>> START

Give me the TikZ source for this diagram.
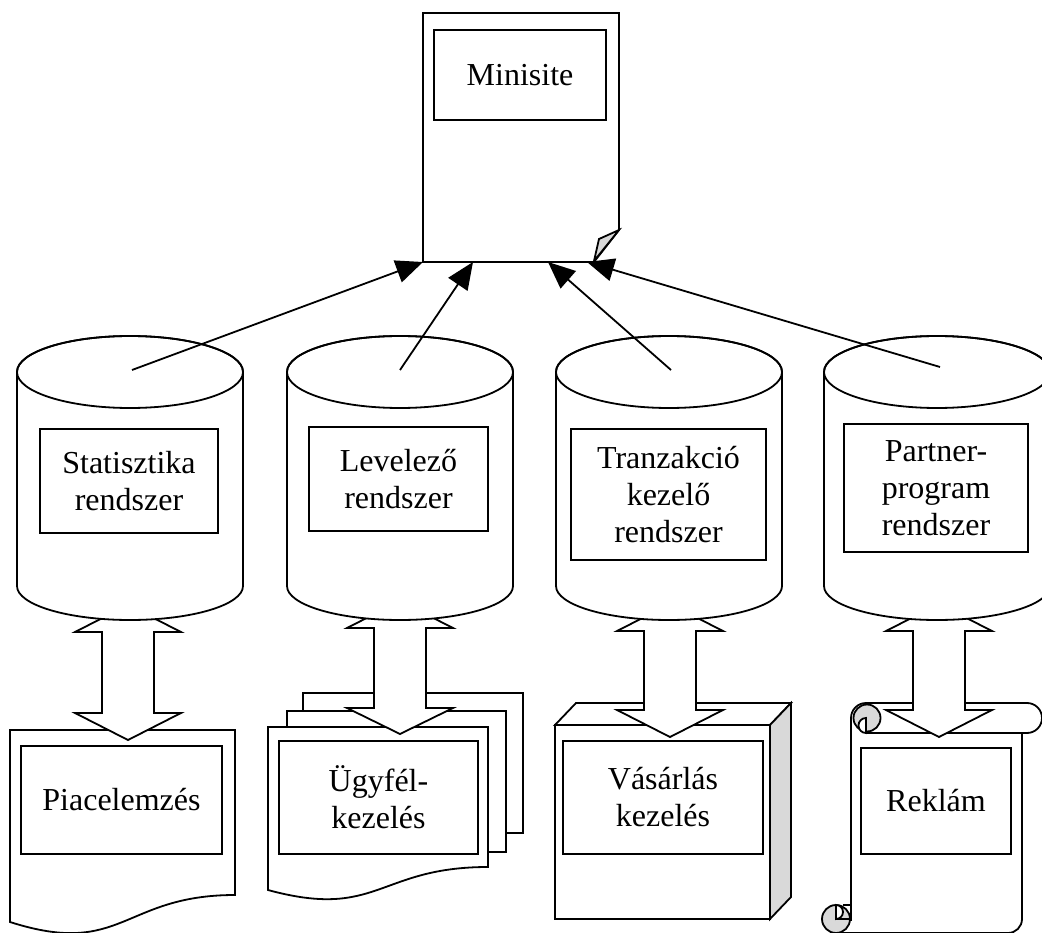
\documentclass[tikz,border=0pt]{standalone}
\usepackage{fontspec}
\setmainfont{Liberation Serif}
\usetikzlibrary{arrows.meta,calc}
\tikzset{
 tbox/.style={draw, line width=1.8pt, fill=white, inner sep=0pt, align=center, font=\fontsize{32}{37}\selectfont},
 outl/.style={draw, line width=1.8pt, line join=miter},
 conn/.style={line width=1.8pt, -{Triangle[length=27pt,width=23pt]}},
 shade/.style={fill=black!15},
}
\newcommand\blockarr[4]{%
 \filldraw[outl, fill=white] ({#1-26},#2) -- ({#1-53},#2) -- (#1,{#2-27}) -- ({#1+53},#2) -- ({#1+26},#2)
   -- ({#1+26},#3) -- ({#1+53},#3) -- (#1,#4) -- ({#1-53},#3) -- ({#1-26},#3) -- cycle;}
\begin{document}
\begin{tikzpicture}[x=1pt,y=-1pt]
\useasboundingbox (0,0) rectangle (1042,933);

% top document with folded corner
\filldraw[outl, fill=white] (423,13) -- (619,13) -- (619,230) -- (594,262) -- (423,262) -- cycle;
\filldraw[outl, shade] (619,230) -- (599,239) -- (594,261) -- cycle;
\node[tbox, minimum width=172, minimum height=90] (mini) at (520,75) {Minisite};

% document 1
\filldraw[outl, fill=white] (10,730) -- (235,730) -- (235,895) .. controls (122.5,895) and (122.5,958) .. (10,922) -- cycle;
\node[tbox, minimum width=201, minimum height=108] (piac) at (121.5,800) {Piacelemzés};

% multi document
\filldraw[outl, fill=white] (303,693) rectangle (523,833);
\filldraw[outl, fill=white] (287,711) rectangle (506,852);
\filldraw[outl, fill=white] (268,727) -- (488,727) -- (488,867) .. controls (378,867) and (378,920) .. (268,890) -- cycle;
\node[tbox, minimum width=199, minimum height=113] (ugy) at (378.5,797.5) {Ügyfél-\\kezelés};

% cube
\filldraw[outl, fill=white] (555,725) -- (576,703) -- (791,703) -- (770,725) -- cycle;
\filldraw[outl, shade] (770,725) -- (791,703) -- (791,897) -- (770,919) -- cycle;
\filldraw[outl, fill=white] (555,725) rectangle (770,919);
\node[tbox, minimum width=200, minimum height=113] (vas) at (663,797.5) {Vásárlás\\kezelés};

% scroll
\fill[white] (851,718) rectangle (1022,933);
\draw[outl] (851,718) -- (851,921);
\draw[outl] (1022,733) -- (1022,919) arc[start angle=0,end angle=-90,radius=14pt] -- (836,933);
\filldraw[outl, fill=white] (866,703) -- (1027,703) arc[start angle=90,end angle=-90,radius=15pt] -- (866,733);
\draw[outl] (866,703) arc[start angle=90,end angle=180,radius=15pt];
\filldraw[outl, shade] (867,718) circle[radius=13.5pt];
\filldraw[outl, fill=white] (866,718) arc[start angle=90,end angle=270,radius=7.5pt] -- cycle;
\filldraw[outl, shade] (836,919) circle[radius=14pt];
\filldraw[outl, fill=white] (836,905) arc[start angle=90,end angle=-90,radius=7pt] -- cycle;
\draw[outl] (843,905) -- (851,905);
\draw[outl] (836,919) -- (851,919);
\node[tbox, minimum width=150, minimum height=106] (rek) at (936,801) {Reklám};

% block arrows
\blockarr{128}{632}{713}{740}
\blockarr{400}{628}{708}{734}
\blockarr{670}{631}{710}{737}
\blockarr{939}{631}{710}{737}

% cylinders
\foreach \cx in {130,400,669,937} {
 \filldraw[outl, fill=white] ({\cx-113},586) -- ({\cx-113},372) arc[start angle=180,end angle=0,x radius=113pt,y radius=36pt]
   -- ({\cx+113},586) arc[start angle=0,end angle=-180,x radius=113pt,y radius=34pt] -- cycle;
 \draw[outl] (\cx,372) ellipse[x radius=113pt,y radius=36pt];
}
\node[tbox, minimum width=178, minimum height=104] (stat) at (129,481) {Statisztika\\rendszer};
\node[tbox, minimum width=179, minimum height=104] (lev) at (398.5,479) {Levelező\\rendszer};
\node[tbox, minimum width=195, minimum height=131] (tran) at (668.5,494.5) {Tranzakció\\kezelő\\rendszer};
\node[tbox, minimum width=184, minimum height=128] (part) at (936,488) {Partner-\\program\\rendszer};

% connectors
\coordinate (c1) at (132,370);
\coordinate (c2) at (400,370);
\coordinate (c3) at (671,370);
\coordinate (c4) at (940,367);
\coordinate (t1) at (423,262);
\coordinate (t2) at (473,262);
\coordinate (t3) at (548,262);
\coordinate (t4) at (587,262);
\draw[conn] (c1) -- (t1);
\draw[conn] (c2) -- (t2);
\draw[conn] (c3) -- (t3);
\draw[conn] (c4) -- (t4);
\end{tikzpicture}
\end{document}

>> END
>> START

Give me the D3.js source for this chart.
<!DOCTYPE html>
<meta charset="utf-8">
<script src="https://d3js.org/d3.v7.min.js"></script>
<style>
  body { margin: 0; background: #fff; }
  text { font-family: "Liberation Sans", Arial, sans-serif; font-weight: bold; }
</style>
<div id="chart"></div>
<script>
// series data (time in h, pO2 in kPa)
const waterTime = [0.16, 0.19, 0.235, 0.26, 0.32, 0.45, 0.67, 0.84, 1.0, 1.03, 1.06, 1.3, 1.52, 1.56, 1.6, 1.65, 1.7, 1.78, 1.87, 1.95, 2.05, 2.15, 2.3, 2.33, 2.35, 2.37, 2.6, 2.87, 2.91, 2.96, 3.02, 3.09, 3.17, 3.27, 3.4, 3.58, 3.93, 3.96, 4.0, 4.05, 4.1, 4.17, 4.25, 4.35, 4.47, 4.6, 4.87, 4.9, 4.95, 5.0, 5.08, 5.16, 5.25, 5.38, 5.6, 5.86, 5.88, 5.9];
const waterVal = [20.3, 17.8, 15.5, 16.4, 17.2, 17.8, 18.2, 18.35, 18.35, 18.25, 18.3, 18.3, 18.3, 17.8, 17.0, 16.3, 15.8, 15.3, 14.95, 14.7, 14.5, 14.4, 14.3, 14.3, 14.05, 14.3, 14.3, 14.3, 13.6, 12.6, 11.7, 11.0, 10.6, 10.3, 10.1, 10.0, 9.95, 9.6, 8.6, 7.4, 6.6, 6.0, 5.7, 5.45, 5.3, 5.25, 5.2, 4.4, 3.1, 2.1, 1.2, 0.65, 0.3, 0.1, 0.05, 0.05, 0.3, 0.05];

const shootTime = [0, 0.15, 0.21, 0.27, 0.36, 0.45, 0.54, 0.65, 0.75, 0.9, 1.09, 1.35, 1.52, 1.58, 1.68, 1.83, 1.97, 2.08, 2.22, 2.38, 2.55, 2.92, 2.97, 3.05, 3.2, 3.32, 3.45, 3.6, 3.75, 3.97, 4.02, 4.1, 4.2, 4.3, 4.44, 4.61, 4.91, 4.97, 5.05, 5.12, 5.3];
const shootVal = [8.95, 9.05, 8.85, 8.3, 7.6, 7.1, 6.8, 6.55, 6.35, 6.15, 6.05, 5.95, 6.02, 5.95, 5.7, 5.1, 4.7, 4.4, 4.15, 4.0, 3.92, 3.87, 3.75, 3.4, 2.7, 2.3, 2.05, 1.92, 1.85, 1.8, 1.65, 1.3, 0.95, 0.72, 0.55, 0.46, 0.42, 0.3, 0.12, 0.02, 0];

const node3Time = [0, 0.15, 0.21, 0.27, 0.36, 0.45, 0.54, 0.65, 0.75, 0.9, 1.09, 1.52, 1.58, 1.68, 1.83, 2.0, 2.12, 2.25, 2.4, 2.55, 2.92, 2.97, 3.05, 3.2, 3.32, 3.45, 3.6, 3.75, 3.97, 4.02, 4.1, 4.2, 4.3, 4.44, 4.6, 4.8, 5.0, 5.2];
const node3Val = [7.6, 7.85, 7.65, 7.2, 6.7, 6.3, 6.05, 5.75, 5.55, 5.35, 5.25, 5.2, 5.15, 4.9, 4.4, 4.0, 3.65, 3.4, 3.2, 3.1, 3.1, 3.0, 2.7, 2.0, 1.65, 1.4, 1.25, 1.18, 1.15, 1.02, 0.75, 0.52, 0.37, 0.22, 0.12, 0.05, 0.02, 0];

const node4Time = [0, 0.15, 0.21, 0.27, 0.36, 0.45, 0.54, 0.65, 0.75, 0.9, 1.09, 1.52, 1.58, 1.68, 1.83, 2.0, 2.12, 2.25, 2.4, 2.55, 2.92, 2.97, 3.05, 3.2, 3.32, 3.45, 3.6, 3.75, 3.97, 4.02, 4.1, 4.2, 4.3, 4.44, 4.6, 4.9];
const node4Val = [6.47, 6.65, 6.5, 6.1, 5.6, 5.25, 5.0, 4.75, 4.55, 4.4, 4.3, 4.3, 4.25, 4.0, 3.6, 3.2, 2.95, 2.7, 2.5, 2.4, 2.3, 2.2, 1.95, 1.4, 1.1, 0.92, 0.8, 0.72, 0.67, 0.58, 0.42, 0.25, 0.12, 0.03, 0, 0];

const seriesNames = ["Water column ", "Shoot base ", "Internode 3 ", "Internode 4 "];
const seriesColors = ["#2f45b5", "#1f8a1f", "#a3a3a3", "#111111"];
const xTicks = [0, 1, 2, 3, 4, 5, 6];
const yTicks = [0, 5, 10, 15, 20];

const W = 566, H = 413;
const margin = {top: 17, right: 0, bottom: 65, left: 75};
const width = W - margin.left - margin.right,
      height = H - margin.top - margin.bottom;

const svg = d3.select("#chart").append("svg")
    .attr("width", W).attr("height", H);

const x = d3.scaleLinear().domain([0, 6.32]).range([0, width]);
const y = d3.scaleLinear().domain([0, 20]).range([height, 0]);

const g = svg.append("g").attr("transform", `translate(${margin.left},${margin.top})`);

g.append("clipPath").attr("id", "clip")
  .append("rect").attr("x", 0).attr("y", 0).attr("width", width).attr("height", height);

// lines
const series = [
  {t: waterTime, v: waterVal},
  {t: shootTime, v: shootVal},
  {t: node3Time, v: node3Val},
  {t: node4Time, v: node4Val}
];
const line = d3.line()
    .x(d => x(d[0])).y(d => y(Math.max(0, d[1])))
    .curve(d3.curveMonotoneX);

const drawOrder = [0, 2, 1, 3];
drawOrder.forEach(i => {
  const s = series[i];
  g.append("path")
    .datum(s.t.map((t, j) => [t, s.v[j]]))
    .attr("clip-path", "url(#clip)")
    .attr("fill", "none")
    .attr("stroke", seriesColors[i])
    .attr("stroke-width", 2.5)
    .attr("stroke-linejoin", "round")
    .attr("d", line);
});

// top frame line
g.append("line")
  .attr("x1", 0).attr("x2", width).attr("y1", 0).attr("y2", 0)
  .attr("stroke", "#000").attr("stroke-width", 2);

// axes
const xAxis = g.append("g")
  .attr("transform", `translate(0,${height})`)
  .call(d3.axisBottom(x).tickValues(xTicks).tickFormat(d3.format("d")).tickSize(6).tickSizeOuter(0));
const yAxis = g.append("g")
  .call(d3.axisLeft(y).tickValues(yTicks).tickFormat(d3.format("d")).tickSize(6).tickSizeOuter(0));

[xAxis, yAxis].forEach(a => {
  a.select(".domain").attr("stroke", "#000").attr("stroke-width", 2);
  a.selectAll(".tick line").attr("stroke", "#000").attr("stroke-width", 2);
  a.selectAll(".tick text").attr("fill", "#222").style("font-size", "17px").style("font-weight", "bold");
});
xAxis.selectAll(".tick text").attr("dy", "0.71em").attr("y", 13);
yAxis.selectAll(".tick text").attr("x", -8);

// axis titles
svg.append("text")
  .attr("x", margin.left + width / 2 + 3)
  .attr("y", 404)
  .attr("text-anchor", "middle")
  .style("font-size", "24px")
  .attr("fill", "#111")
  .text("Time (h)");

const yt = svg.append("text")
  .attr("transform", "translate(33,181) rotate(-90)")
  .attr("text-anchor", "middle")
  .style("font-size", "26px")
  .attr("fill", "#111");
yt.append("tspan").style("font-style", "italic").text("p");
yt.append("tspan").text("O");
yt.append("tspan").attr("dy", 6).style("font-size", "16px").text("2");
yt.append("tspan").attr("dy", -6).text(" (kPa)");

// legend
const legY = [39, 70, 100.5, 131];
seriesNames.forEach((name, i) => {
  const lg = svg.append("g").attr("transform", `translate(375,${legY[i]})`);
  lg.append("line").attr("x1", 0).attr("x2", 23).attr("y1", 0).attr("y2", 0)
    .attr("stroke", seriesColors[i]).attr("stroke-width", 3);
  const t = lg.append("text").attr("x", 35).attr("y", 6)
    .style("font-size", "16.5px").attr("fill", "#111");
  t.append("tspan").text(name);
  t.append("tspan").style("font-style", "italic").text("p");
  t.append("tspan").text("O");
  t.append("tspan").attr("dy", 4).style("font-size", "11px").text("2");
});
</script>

>> END
>> START

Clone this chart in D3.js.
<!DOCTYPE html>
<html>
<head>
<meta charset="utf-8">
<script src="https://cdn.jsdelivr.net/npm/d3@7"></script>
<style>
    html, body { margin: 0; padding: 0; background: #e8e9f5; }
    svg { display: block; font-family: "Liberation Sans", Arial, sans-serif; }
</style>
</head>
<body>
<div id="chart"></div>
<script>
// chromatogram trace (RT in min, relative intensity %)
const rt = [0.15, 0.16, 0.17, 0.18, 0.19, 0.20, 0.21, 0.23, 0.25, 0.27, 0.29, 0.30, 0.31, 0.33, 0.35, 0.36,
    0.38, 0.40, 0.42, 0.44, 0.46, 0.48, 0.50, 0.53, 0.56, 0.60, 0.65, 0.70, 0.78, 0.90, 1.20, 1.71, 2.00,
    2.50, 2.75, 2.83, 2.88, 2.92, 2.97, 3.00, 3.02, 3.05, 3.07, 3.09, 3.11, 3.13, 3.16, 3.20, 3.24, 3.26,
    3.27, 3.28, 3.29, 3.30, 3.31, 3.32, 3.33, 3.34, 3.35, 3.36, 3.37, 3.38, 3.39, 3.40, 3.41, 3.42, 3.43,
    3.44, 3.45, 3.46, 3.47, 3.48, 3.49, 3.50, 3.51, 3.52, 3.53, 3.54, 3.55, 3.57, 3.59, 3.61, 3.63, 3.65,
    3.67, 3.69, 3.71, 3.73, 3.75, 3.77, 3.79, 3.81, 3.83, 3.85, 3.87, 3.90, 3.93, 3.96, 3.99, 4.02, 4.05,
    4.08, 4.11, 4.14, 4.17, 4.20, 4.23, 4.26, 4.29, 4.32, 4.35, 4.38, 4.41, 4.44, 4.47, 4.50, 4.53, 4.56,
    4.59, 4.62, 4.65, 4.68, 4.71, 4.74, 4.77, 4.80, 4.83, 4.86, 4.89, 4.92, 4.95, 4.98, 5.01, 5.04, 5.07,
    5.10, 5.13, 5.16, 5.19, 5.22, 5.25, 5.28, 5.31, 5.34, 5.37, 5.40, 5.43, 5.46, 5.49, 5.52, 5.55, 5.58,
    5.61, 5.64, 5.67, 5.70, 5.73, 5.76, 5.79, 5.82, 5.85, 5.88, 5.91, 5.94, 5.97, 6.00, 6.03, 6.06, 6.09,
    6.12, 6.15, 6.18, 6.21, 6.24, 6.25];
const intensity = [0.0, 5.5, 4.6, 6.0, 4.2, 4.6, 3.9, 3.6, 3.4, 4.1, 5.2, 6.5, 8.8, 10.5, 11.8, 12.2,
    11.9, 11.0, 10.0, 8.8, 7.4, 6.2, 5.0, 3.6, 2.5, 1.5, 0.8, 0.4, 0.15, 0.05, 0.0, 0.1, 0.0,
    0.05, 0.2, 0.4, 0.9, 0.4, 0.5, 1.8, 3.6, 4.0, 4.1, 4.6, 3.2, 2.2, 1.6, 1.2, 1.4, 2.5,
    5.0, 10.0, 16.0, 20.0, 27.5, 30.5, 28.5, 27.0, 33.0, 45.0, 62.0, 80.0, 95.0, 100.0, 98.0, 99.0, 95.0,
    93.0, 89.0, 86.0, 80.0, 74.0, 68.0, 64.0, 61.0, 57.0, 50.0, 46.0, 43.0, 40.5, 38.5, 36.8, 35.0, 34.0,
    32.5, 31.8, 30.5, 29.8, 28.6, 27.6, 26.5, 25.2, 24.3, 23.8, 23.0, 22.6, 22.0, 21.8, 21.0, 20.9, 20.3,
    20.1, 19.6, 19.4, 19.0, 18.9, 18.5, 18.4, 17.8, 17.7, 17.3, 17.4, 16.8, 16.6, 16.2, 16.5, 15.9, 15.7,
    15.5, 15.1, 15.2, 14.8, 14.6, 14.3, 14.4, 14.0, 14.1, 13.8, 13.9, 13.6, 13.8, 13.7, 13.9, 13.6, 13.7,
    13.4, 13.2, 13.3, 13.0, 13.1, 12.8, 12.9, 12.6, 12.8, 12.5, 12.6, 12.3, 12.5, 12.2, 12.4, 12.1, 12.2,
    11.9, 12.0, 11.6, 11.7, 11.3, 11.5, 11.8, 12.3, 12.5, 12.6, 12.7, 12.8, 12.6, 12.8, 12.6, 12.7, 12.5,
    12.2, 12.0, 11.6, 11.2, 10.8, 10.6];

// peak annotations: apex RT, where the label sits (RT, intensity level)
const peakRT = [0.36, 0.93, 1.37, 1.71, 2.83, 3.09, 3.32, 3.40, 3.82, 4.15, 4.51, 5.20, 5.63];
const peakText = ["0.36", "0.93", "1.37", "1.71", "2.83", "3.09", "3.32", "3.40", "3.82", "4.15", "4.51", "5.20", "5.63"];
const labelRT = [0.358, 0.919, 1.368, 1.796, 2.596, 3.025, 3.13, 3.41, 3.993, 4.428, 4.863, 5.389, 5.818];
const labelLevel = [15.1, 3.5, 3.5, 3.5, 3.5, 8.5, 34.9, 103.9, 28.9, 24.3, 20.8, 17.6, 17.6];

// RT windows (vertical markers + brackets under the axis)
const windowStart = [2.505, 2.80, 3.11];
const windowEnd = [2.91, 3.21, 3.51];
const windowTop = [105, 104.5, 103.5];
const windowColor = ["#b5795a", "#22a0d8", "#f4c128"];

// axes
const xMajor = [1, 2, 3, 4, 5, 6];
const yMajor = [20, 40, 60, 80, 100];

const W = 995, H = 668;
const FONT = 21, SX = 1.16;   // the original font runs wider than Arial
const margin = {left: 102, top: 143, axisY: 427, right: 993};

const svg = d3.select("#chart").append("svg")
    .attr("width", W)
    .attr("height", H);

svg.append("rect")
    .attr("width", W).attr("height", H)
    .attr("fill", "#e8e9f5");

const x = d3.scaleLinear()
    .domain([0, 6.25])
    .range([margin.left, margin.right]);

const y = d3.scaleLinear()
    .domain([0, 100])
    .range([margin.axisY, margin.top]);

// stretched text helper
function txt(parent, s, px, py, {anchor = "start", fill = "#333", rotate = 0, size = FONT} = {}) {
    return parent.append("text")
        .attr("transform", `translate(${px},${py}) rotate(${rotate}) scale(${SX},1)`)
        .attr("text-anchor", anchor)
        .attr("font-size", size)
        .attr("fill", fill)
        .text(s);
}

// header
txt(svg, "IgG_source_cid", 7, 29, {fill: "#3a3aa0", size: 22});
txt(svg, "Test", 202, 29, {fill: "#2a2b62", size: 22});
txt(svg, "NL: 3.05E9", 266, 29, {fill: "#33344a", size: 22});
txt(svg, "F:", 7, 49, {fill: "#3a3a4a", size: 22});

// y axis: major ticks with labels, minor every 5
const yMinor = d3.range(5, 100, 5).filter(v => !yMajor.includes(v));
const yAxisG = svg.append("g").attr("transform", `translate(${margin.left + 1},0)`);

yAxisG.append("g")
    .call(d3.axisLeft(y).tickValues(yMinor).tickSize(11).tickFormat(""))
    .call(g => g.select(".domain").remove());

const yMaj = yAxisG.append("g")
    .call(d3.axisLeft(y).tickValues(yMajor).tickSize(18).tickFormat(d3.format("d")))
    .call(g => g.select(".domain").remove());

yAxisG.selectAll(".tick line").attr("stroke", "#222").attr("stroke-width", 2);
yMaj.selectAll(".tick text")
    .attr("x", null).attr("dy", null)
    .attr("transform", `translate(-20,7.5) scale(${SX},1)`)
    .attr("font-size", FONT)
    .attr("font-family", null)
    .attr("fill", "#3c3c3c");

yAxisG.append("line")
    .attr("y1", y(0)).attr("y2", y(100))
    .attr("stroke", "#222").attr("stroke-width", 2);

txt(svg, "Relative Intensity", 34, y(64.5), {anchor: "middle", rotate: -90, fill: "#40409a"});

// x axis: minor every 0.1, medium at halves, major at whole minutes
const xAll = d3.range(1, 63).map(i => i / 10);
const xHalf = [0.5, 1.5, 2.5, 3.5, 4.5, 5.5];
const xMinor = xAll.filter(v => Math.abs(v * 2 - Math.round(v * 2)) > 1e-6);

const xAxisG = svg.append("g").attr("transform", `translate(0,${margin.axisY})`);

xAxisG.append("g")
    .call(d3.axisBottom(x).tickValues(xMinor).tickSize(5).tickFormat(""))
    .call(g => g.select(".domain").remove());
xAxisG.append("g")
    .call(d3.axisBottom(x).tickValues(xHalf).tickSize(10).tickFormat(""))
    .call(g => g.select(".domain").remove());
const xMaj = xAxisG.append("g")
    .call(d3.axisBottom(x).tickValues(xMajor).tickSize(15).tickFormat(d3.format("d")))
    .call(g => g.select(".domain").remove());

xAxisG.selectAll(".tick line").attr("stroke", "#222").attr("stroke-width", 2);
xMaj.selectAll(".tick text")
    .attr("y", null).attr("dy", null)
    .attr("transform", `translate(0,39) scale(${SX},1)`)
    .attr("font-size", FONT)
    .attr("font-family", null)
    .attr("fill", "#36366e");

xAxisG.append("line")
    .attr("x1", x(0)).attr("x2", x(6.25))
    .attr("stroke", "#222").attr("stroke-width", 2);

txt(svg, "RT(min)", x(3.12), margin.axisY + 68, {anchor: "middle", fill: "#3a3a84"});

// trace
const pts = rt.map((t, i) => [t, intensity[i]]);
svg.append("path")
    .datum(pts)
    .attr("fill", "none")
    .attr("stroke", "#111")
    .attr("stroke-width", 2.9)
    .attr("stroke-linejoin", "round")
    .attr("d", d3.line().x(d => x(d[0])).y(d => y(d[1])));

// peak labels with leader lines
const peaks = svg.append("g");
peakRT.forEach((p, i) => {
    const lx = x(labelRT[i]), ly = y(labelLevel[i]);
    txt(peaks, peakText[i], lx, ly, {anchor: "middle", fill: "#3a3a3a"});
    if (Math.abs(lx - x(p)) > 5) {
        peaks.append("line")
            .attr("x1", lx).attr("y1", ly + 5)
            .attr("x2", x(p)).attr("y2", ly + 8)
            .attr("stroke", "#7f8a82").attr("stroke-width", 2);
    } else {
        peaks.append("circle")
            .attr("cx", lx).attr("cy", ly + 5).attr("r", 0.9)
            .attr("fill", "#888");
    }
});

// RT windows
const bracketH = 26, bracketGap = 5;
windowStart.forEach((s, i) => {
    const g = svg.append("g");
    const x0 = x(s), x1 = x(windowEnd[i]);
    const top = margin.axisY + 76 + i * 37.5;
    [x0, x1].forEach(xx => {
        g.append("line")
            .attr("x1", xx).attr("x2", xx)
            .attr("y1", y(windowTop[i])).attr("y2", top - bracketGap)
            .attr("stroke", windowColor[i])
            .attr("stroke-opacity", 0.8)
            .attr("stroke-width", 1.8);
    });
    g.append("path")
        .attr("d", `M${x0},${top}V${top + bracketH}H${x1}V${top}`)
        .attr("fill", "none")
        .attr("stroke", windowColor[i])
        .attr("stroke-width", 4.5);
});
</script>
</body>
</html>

>> END

What the task requires
Look through the data above. Copy every line with the string "this" in it.

Answer
Give me the TikZ source for this diagram.
Give me the D3.js source for this chart.
Clone this chart in D3.js.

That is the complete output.